Puluj focused much of his academic study on cathode rays, and published several papers on the topic starting from as early as 1880. The field of physics was an exciting place at that time and Puluj worked together with Roentgen in the same department at Strasbourg University under the guideance of the influential Professor Kundt. By this time, Puluj had already developed a series of experiments into the nature of “cold light”, including inventing an x-ray emitting device known as the Puluj Lamp to conduct those trials. Developed as early as 1881, this invention was the first foray into the groundbreaking world of x-rays and ended up being mass produced at the time. In fact, Roentgen was a frequent visitor to Puluj’s lectures and was even given a Puluj Lamp from Ivan Pavlovich himself. Indeed, it was Ivan Puluj who first demonstrated an x-ray photograph when he took a picture of his daughter’s hand with a pin lying under it. It wasn’t until a few years later that Roentgen would publicly repeat the same experiments and he would not, unfortunately, give the Ukrainian physicist any credit.
By January 1896, both scientists would publish influential articles in the scientific journal World Illustration; Roentgen’s dealt with his ‘discovery’ of x-rays, while Puluj’s outlined a series of x-ray experiments he performed at the Prague Polytechnic Institute. Why then would Roentgen go on to get credit for the discovery of the x-ray? Puluj’s article (Luminous Electrical Matter and the Fourth State of Matter) was, at the time, not given widespread acceptance as it was deemed to have been written in an antiquated academic format. Puluj had even published his discoveries years earlier (1880-1883) in the Notes section of the Austrian Imperial Academy of Sciences. However, these weren’t given their due recognition of their influence on the discovery of the x-ray until years later when they were translated by the Great Britain Royal Society and recognized as one of the greatest achievements in the modern world of science. Even though Puluj was the first to understand, publish, and conduct experiments on the x-ray, it was Roentgen that would receive the credit and – in a controversial move at the time – the first ever Nobel Prize for Physics (1901).
Puluj: Professor, Patron, and True Patriot
Puluj is notable for several other important reasons, including discoveries, inventions, and contributions to Ukraine. He is particularly noteworthy for the invention of a device that determines the mechanical equivalent of heat that he first exhibited at the Exposition Universelle in Paris in 1878. Even though his scientific notoriety usually kept him busy in what is now Central Europe – he frequently lectured at universities and participated in opening power plants throughout the Austro-Hungarian Empire – his true love was Ukraine.
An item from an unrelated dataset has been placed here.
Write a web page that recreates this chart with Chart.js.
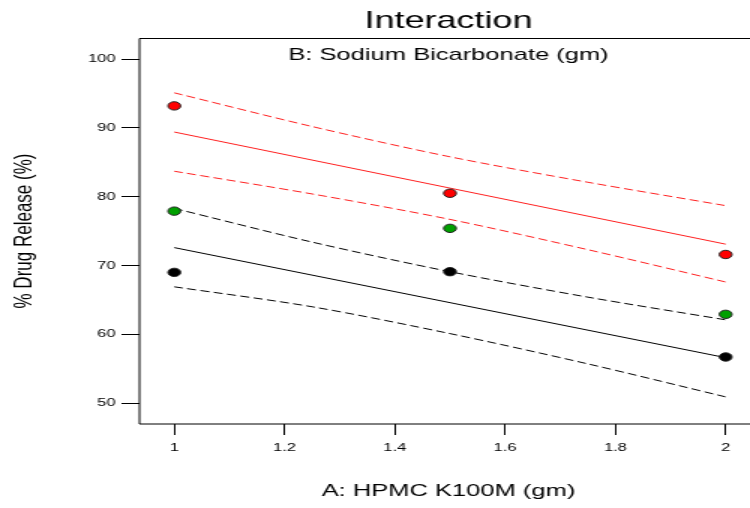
<!DOCTYPE html>
<html><head><meta charset="utf-8">
<script src="https://cdn.jsdelivr.net/npm/chart.js@4.4.1/dist/chart.umd.min.js"></script>
<style>
html,body{margin:0;padding:0;background:#fff;overflow:hidden;width:750px;height:508px}
#wrap{position:absolute;left:0;top:0;width:500px;height:508px;transform:scaleX(1.5);transform-origin:0 0}
canvas{display:block}
</style></head><body>
<div id="wrap"><canvas id="c" width="500" height="508"></canvas></div>
<script>
// ---- data ----
const xLevels = [1, 1.5, 2];
const xTickValues = [1, 1.2, 1.4, 1.6, 1.8, 2];
const yTickValues = [50, 60, 70, 80, 90, 100];
const redPoints = [93.2, 80.5, 71.6];
const greenPoints = [77.9, 75.4, 62.9];
const blackPoints = [69.0, 69.1, 56.7];
const fitX = [1, 2];
const redFit = [89.4, 73.1];
const blackFit = [72.6, 56.6];
const bandX = [1, 1.25, 1.5, 1.75, 2];
const redUpper = [95.1, 90.2, 85.8, 82.1, 78.7];
const redLower = [83.7, 80.4, 76.7, 72.3, 67.6];
const blackUpper = [78.3, 73.4, 69.1, 65.4, 62.1];
const blackLower = [66.9, 64.0, 60.1, 55.7, 50.9];

const titleText = 'Interaction';
const subTitleText = 'B: Sodium Bicarbonate (gm)';
const xTitleText = 'A: HPMC K100M (gm)';
const yTitleText = '% Drug Release (%)';

const pts = (xs, ys) => xs.map((x, i) => ({x: x, y: ys[i]}));
const FONT = "'Liberation Sans', Arial, sans-serif";
const AREA_RIGHT = 505;

function lineDs(xs, ys, color, dashed) {
  return {data: pts(xs, ys), showLine: true, borderColor: color, borderWidth: 1,
    borderDash: dashed ? [6, 3] : [], pointRadius: 0, tension: dashed ? 0.3 : 0,
    fill: false, order: 2};
}
function pointDs(ys, color) {
  return {data: pts(xLevels, ys), showLine: false, backgroundColor: color,
    borderColor: '#222', borderWidth: 1, pointRadius: 4.2, order: 0};
}

const framePlugin = {
  id: 'frame',
  afterLayout(chart) {
    const s = chart.scales.x;
    s.right = AREA_RIGHT;
    s.width = s.right - s.left;
    s.configure();
    chart.chartArea.right = AREA_RIGHT;
    chart.chartArea.width = AREA_RIGHT - chart.chartArea.left;
    if (chart.titleBlock) {
      chart.titleBlock.left = chart.chartArea.left;
      chart.titleBlock.right = AREA_RIGHT;
      chart.titleBlock.width = AREA_RIGHT - chart.chartArea.left;
    }
  },
  afterDraw(chart) {
    const {ctx, chartArea: a} = chart;
    ctx.save();
    ctx.strokeStyle = '#000';
    ctx.lineWidth = 1;
    ctx.beginPath();
    ctx.moveTo(a.right + 10, a.top + 0.5);
    ctx.lineTo(a.left, a.top + 0.5);
    ctx.lineTo(a.left, a.bottom);
    ctx.lineTo(a.right + 10, a.bottom);
    ctx.stroke();
    ctx.fillStyle = '#000';
    ctx.font = '17px ' + FONT;
    ctx.textAlign = 'center';
    ctx.textBaseline = 'alphabetic';
    ctx.fillText(subTitleText, (a.left + a.right) / 2, a.top + 21.5);
    ctx.restore();
  }
};

new Chart(document.getElementById('c'), {
  type: 'scatter',
  data: {datasets: [
    lineDs(fitX, redFit, '#ff2020', false),
    lineDs(bandX, redUpper, '#ff2020', true),
    lineDs(bandX, redLower, '#ff2020', true),
    lineDs(fitX, blackFit, '#000', false),
    lineDs(bandX, blackUpper, '#000', true),
    lineDs(bandX, blackLower, '#000', true),
    pointDs(redPoints, '#ff0000'),
    pointDs(greenPoints, '#00a000'),
    pointDs(blackPoints, '#000000')
  ]},
  plugins: [framePlugin],
  options: {
    responsive: false,
    animation: false,
    devicePixelRatio: 1,
    layout: {padding: {left: 0, right: 0, top: 0, bottom: 0}},
    plugins: {
      legend: {display: false},
      tooltip: {enabled: false},
      title: {display: true, text: titleText, fullSize: false, color: '#000',
        font: {family: FONT, size: 24, weight: 'normal'}, padding: {top: 7, bottom: 2.2}}
    },
    scales: {
      x: {
        type: 'linear', min: 0.9369, max: 2.0577,
        afterBuildTicks: s => { s.ticks = xTickValues.map(v => ({value: v})); },
        afterFit: s => { s.height = 84; },
        grid: {display: true, drawOnChartArea: false, drawTicks: true, tickLength: 11, color: '#000'},
        border: {display: false},
        ticks: {color: '#000', padding: 6, font: {family: FONT, size: 11}, maxRotation: 0,
          callback: v => String(v)},
        title: {display: true, text: xTitleText, color: '#000', align: 'center',
          font: {family: FONT, size: 17}, padding: {top: 0, bottom: 6.8}}
      },
      y: {
        type: 'linear', min: 46.96, max: 103.07,
        afterBuildTicks: s => { s.ticks = yTickValues.map(v => ({value: v})); },
        afterFit: s => { s.width = 93; },
        grid: {display: true, drawOnChartArea: false, drawTicks: true, tickLength: 12, color: '#000'},
        border: {display: false},
        ticks: {color: '#000', padding: 4, font: {family: FONT, size: 11},
          callback: v => String(v)},
        title: {display: true, text: yTitleText, color: '#000',
          font: {family: FONT, size: 17}, padding: {top: 6.5, bottom: 0}}
      }
    }
  }
});
</script>
</body></html>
He actively supported the opening of a Ukrainian university in Lviv and frequently published articles to support the Ukrainian language. He is famous for his activities towards protecting the rights and political freedoms of the Ukrainian people through his incredible organizational, cultural, and educational work. He created a scholarship fund for Ukrainian students to study abroad, supported Ukrainian refugees over the course of World War I, and even helped complete a translation of the bible into Ukrainian.
This groundbreaking scientist, wonderful humanitarian, and true Ukrainian patriot died in 1918 in Prague and is still buried there. Only recently have his contributions to the discovery of the x-ray become more accepted internationally. This rise in popularity brings to mind the words of one of his colleagues, Ukrainian writer Panteleymon Kulish: “Not only Ukraine, but the whole world, will shortly talk about the man who enlightened science and spirituality with reason.” His inventions and scientific study are a great legacy to world science. Ivan Puluj now rightfully takes his place among the list of outstanding figures of Ukrainian culture. To commemorate the 170th anniversary of Puluj’s birthday, events will be staged across Ukraine. His homes of Hrymayliv and Ternopil, as well as Kyiv and right here in Lviv, are all set to host special events. While the international community has still to recognize his contributions to the development of one of medical science’s most important tools, Ukrainians know just how integral one of their own was to this groundbreaking achievement.